== Material ==

##########

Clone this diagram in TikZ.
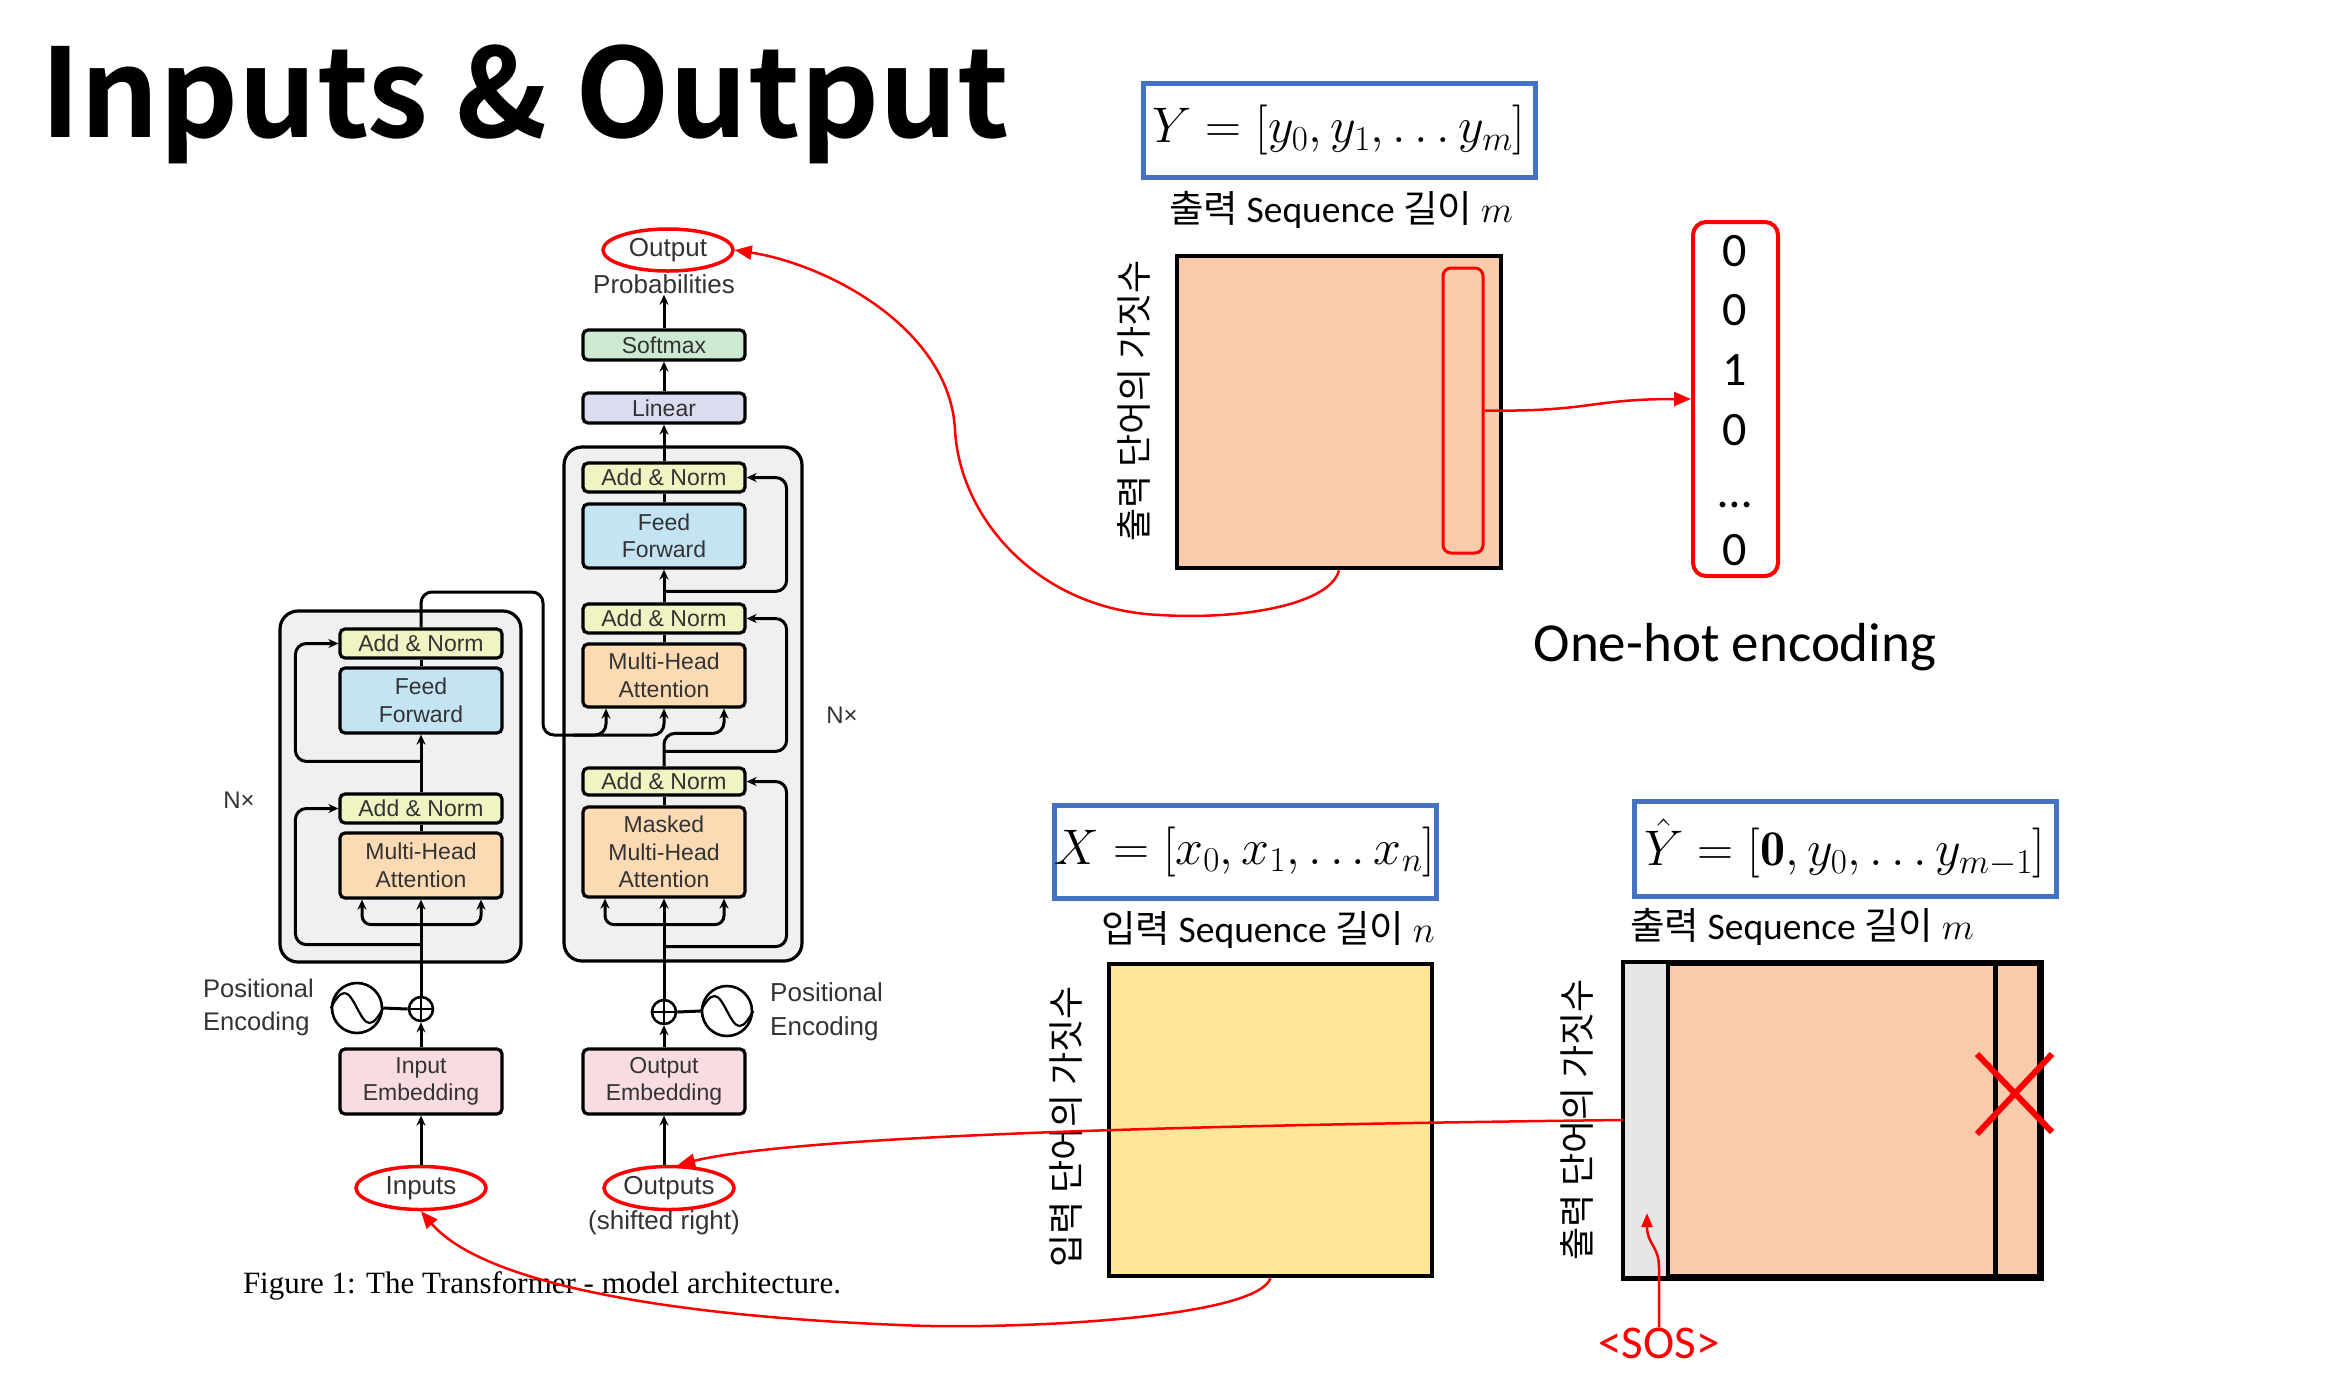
\RequirePackage{fix-cm}
\documentclass[tikz,border=0pt]{standalone}
\usepackage{fontspec}
\usetikzlibrary{arrows.meta,shapes.geometric,calc}
\newfontfamily\krfont{Noto Sans CJK KR}
\newfontfamily\titlefont{Noto Sans CJK KR Bold}
\newfontfamily\calfont{Carlito}
\newfontfamily\helvfont{Liberation Sans}
\newfontfamily\timesfont{Liberation Serif}
\definecolor{anfill}{HTML}{F0F4C3}
\definecolor{fffill}{HTML}{C4E4F4}
\definecolor{mhafill}{HTML}{FCDAB4}
\definecolor{embfill}{HTML}{F9DCE2}
\definecolor{softfill}{HTML}{CCEAD1}
\definecolor{linfill}{HTML}{DCDCF0}
\definecolor{boxgray}{HTML}{F0F0F0}
\definecolor{txtgray}{HTML}{333333}
\definecolor{orangefill}{HTML}{F8CBAD}
\definecolor{yellowfill}{HTML}{FFE699}
\definecolor{grayfill}{HTML}{E7E6E6}
\definecolor{blueline}{HTML}{4472C4}
\definecolor{myred}{HTML}{FF0000}
\begin{document}
\begin{tikzpicture}[x=1pt,y=-1pt,
  tbox/.style={draw=black, line width=3.2pt, rounded corners=5pt, minimum width=162pt, inner sep=0pt, align=center, text=txtgray, font=\helvfont\fontsize{23}{27.5}\selectfont},
  outerbox/.style={draw=black, fill=boxgray, line width=3.2pt, rounded corners=18pt, inner sep=0pt},
  conn/.style={draw=black, line width=3pt},
  arr/.style={conn, -{Stealth[length=10pt,width=9pt]}},
  lab/.style={inner sep=1pt, text=txtgray, font=\helvfont\fontsize{26}{33}\selectfont},
  redell/.style={ellipse, draw=myred, line width=3.5pt, inner sep=0pt, text=txtgray, font=\helvfont\fontsize{26}{30}\selectfont},
  redarr/.style={draw=myred, line width=2.5pt, -{Triangle[length=17pt,width=14pt]}},
  bluebox/.style={draw=blueline, line width=5pt, inner sep=0pt, font=\fontsize{50}{56}\selectfont},
  rectbox/.style={draw=black, line width=4.5pt, inner sep=0pt},
  seqlab/.style={inner sep=0pt, font=\calfont\fontsize{37.5}{42}\selectfont},
  krlab/.style={inner sep=0pt, font=\krfont\fontsize{36}{40}\selectfont},
  digit/.style={anchor=base, inner sep=0pt, font=\calfont\fontsize{48}{52}\selectfont}
]
\useasboundingbox (0,0) rectangle (2345,1385);
\fill[white] (0,0) rectangle (2345,1385);

% title
\node[anchor=base west, inner sep=0pt, font=\titlefont\fontsize{123}{123}\selectfont] (title) at (40,137) {Inputs \& Output};

% ===== Transformer =====
\node[outerbox, minimum width=241pt, minimum height=351pt] (encbox) at (400.5,786.5) {};
\node[outerbox, minimum width=238pt, minimum height=514pt] (decbox) at (683,704) {};

% decoder
\node[tbox, fill=softfill, minimum height=30pt] (soft) at (664,345) {Softmax};
\node[tbox, fill=linfill, minimum height=30pt] (lin) at (664,408) {Linear};
\node[tbox, fill=anfill, minimum height=29pt] (dan1) at (664,477.5) {Add \& Norm};
\node[tbox, fill=fffill, minimum height=64pt] (dff) at (664,536) {Feed\\Forward};
\node[tbox, fill=anfill, minimum height=29pt] (dan2) at (664,618.5) {Add \& Norm};
\node[tbox, fill=mhafill, minimum height=63pt] (dmha) at (664,675.5) {Multi-Head\\Attention};
\node[tbox, fill=anfill, minimum height=27pt] (dan3) at (664,781.5) {Add \& Norm};
\node[tbox, fill=mhafill, minimum height=90pt] (dmmha) at (664,852) {Masked\\Multi-Head\\Attention};
\node[tbox, fill=embfill, minimum height=65pt] (demb) at (664,1081.5) {Output\\Embedding};

% encoder
\node[tbox, fill=anfill, minimum height=29pt] (ean1) at (421,643.5) {Add \& Norm};
\node[tbox, fill=fffill, minimum height=65pt] (eff) at (421,700.5) {Feed\\Forward};
\node[tbox, fill=anfill, minimum height=29pt] (ean2) at (421,808.5) {Add \& Norm};
\node[tbox, fill=mhafill, minimum height=65pt] (emha) at (421,865.5) {Multi-Head\\Attention};
\node[tbox, fill=embfill, minimum height=65pt] (eemb) at (421,1081.5) {Input\\Embedding};

% positional encodings
\node[circle, draw=black, line width=2.6pt, minimum size=24pt, inner sep=0pt] (eplus) at (421,1009) {};
\draw[line width=2.2pt] (eplus.north) -- (eplus.south) (eplus.west) -- (eplus.east);
\node[circle, draw=black, line width=2.6pt, minimum size=50pt, inner sep=0pt] (esine) at (357,1008) {};
\draw[line width=2.2pt] (esine.west) sin ($(esine.center)+(-12.5,-15)$) cos (esine.center) sin ($(esine.center)+(12.5,15)$) cos (esine.east);
\draw[conn] (esine.east) -- (eplus.west);
\node[circle, draw=black, line width=2.6pt, minimum size=24pt, inner sep=0pt] (dplus) at (664,1012) {};
\draw[line width=2.2pt] (dplus.north) -- (dplus.south) (dplus.west) -- (dplus.east);
\node[circle, draw=black, line width=2.6pt, minimum size=50pt, inner sep=0pt] (dsine) at (727,1011) {};
\draw[line width=2.2pt] (dsine.west) sin ($(dsine.center)+(-12.5,-15)$) cos (dsine.center) sin ($(dsine.center)+(12.5,15)$) cos (dsine.east);
\draw[conn] (dplus.east) -- (dsine.west);

\node[lab, align=left, anchor=west, font=\helvfont\fontsize{25.5}{33}\selectfont] (epos) at (202,1007) {Positional\\Encoding};
\node[lab, align=left, anchor=west, font=\helvfont\fontsize{26}{34}\selectfont] (dpos) at (769,1012) {Positional\\Encoding};
\node[lab, font=\helvfont\fontsize{24}{28}\selectfont] (enx) at (239,800) {N×};
\node[lab, font=\helvfont\fontsize{24}{28}\selectfont] (dnx) at (842,715) {N×};

% inputs / outputs
\node[redell, minimum width=130pt, minimum height=42pt] (oprob) at (668,250) {Output};
\node[lab] (prob) at (664,284) {Probabilities};
\node[redell, minimum width=130pt, minimum height=43pt] (inell) at (421,1188) {Inputs};
\node[redell, minimum width=130pt, minimum height=43pt] (outell) at (669,1188) {Outputs};
\node[lab] (shift) at (664,1223) {(shifted right)};
\node[anchor=base, inner sep=0pt, font=\timesfont\fontsize{31}{35}\selectfont] (caption) at (542,1293) {Figure 1: The Transformer - model architecture.};

% encoder connectors
\draw[arr] (inell.north) -- (eemb.south);
\draw[arr] (eemb.north) -- (eplus.south);
\draw[arr] (eplus.north) -- (emha.south);
\draw[arr, rounded corners=9pt] ([yshift=-25pt]emha.south) -| ([xshift=-59pt]emha.south);
\draw[arr, rounded corners=9pt] ([yshift=-25pt]emha.south) -| ([xshift=60pt]emha.south);
\draw[arr, rounded corners=11pt] ([yshift=-45pt]emha.south) -| ([xshift=-43pt]ean2.west) -- (ean2.west);
\draw[conn] (emha.north) -- (ean2.south);
\draw[arr] (ean2.north) -- (eff.south);
\draw[arr, rounded corners=11pt] ([yshift=31pt]ean2.north) -| ([xshift=-43pt]ean1.west) -- (ean1.west);
\draw[conn] (eff.north) -- (ean1.south);
\coordinate (kv) at (543,735);
\draw[arr, rounded corners=11pt] (ean1.north) |- ($(kv)+(0,-143)$) -- (kv) -| ([xshift=-58pt]dmha.south);
\draw[arr, rounded corners=11pt] ([xshift=30pt]kv) -| (dmha.south);

% decoder connectors
\draw[arr] (demb.south |- outell.north) -- (demb.south);
\draw[arr] (demb.north) -- (dplus.south);
\draw[arr] (dplus.north) -- (dmmha.south);
\draw[arr, rounded corners=9pt] ([yshift=-26pt]dmmha.south) -| ([xshift=-59pt]dmmha.south);
\draw[arr, rounded corners=9pt] ([yshift=-26pt]dmmha.south) -| ([xshift=60pt]dmmha.south);
\draw[arr, rounded corners=11pt] ([yshift=-48pt]dmmha.south) -| ([xshift=40pt]dan3.east) -- (dan3.east);
\draw[conn] (dmmha.north) -- (dan3.south);
\draw[arr, rounded corners=11pt] (dan3.north) -- ([yshift=33pt]dan3.north) -| ([xshift=60pt]dmha.south);
\draw[arr, rounded corners=11pt] ([yshift=15pt]dan3.north) -| ([xshift=40pt]dan2.east) -- (dan2.east);
\draw[conn] (dmha.north) -- (dan2.south);
\draw[arr] (dan2.north) -- (dff.south);
\draw[arr, rounded corners=11pt] ([yshift=11pt]dan2.north) -| ([xshift=40pt]dan1.east) -- (dan1.east);
\draw[conn] (dff.north) -- (dan1.south);
\draw[arr] (dan1.north) -- (lin.south);
\draw[arr] (lin.north) -- (soft.south);
\draw[arr] (soft.north) -- (prob.south);

% ===== Right side =====
\node[bluebox, minimum width=392pt, minimum height=94pt] (ybox) at (1339,130) {$Y = [y_0, y_1, \ldots y_m]$};
\node[seqlab] (yseq) at (1341,210) {{\krfont 출력} Sequence {\krfont 길이} $m$};
\node[rectbox, fill=orangefill, minimum width=324pt, minimum height=312pt] (orect) at (1339,412) {};
\node[krlab, rotate=90] (ylab) at (1134,401) {출력 단어의 가짓수};
\node[draw=myred, line width=3pt, rounded corners=8pt, minimum width=40pt, minimum height=285pt, inner sep=0pt] (sel) at (1463,410.5) {};
\node[draw=myred, line width=4pt, rounded corners=13pt, minimum width=85pt, minimum height=354pt, inner sep=0pt] (onehot) at (1735.5,399) {};
\node[digit] (d1) at (1735,266) {0};
\node[digit] (d2) at (1735,325) {0};
\node[digit] (d3) at (1735,385) {1};
\node[digit] (d4) at (1735,445) {0};
\node[digit] (d5) at (1735,507) {…};
\node[digit] (d6) at (1735,565) {0};
\node[anchor=base, inner sep=0pt, font=\calfont\fontsize{55}{60}\selectfont] (ohlab) at (1735,661) {One-hot encoding};

\node[bluebox, minimum width=382pt, minimum height=93pt] (xbox) at (1245,851.5) {$X = [x_0, x_1, \ldots x_n]$};
\node[seqlab] (xseq) at (1268,930) {{\krfont 입력} Sequence {\krfont 길이} $n$};
\node[rectbox, fill=yellowfill, minimum width=323pt, minimum height=312pt] (xrect) at (1270.5,1120) {};
\node[krlab, rotate=90] (xlab) at (1066,1127) {입력 단어의 가짓수};

\node[bluebox, minimum width=422pt, minimum height=95pt] (yhbox) at (1845,848.5) {$\hat{Y} = [\mathbf{0}, y_0, \ldots y_{m-1}]$};
\node[seqlab] (yhseq) at (1802,927) {{\krfont 출력} Sequence {\krfont 길이} $m$};
\node[rectbox, fill=orangefill, minimum width=414pt, minimum height=312pt] (yrect) at (1832,1120) {};
\fill[grayfill] (yrect.north west) rectangle ([xshift=45pt]yrect.south west);
\draw[line width=4.5pt] (yrect.north west) rectangle (yrect.south east);
\draw[line width=4.5pt] ([xshift=45pt]yrect.north west) -- ([xshift=45pt]yrect.south west);
\draw[line width=4.5pt] ([xshift=-46pt]yrect.north east) -- ([xshift=-46pt]yrect.south east);
\node[krlab, rotate=90] (yhlab) at (1577,1120) {출력 단어의 가짓수};
\draw[myred, line width=6pt] (1977,1054) -- (2052,1132) (2052,1054) -- (1977,1134);

\node[inner sep=0pt, text=myred, font=\calfont\fontsize{47}{50}\selectfont] (sostxt) at (1659,1343) {<SOS>};
\coordinate (sospt) at (1647,1213);

% red connectors
\draw[redarr] (orect.south) .. controls (1330,605) and (1240,620) .. (1160,615) .. controls (1040,610) and (960,520) .. (955,430) .. controls (950,330) and (830,265) .. (oprob.east);
\draw[redarr] (sel.east) .. controls (1590,412) and (1590,399) .. (onehot.west);
\draw[redarr] (yrect.west) .. controls (1200,1125) and (800,1135) .. ([xshift=9pt]outell.north);
\draw[redarr] (xrect.south) .. controls (1255,1320) and (1000,1330) .. (900,1325) .. controls (650,1315) and (480,1280) .. (inell.south);
\draw[draw=myred, line width=2.5pt, -{Triangle[length=14pt,width=11pt]}] (sostxt.north) -- (1659,1268) .. controls (1659,1245) and (1647,1245) .. (sospt);
\end{tikzpicture}
\end{document}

##########

== Task requirements ==
Every line from the start of the listing above through the line with "(title) at (40,137)" should be repeated exactly; skip the pictures and add nothing else.

== Output ==
Clone this diagram in TikZ.
\RequirePackage{fix-cm}
\documentclass[tikz,border=0pt]{standalone}
\usepackage{fontspec}
\usetikzlibrary{arrows.meta,shapes.geometric,calc}
\newfontfamily\krfont{Noto Sans CJK KR}
\newfontfamily\titlefont{Noto Sans CJK KR Bold}
\newfontfamily\calfont{Carlito}
\newfontfamily\helvfont{Liberation Sans}
\newfontfamily\timesfont{Liberation Serif}
\definecolor{anfill}{HTML}{F0F4C3}
\definecolor{fffill}{HTML}{C4E4F4}
\definecolor{mhafill}{HTML}{FCDAB4}
\definecolor{embfill}{HTML}{F9DCE2}
\definecolor{softfill}{HTML}{CCEAD1}
\definecolor{linfill}{HTML}{DCDCF0}
\definecolor{boxgray}{HTML}{F0F0F0}
\definecolor{txtgray}{HTML}{333333}
\definecolor{orangefill}{HTML}{F8CBAD}
\definecolor{yellowfill}{HTML}{FFE699}
\definecolor{grayfill}{HTML}{E7E6E6}
\definecolor{blueline}{HTML}{4472C4}
\definecolor{myred}{HTML}{FF0000}
\begin{document}
\begin{tikzpicture}[x=1pt,y=-1pt,
  tbox/.style={draw=black, line width=3.2pt, rounded corners=5pt, minimum width=162pt, inner sep=0pt, align=center, text=txtgray, font=\helvfont\fontsize{23}{27.5}\selectfont},
  outerbox/.style={draw=black, fill=boxgray, line width=3.2pt, rounded corners=18pt, inner sep=0pt},
  conn/.style={draw=black, line width=3pt},
  arr/.style={conn, -{Stealth[length=10pt,width=9pt]}},
  lab/.style={inner sep=1pt, text=txtgray, font=\helvfont\fontsize{26}{33}\selectfont},
  redell/.style={ellipse, draw=myred, line width=3.5pt, inner sep=0pt, text=txtgray, font=\helvfont\fontsize{26}{30}\selectfont},
  redarr/.style={draw=myred, line width=2.5pt, -{Triangle[length=17pt,width=14pt]}},
  bluebox/.style={draw=blueline, line width=5pt, inner sep=0pt, font=\fontsize{50}{56}\selectfont},
  rectbox/.style={draw=black, line width=4.5pt, inner sep=0pt},
  seqlab/.style={inner sep=0pt, font=\calfont\fontsize{37.5}{42}\selectfont},
  krlab/.style={inner sep=0pt, font=\krfont\fontsize{36}{40}\selectfont},
  digit/.style={anchor=base, inner sep=0pt, font=\calfont\fontsize{48}{52}\selectfont}
]
\useasboundingbox (0,0) rectangle (2345,1385);
\fill[white] (0,0) rectangle (2345,1385);

% title
\node[anchor=base west, inner sep=0pt, font=\titlefont\fontsize{123}{123}\selectfont] (title) at (40,137) {Inputs \& Output};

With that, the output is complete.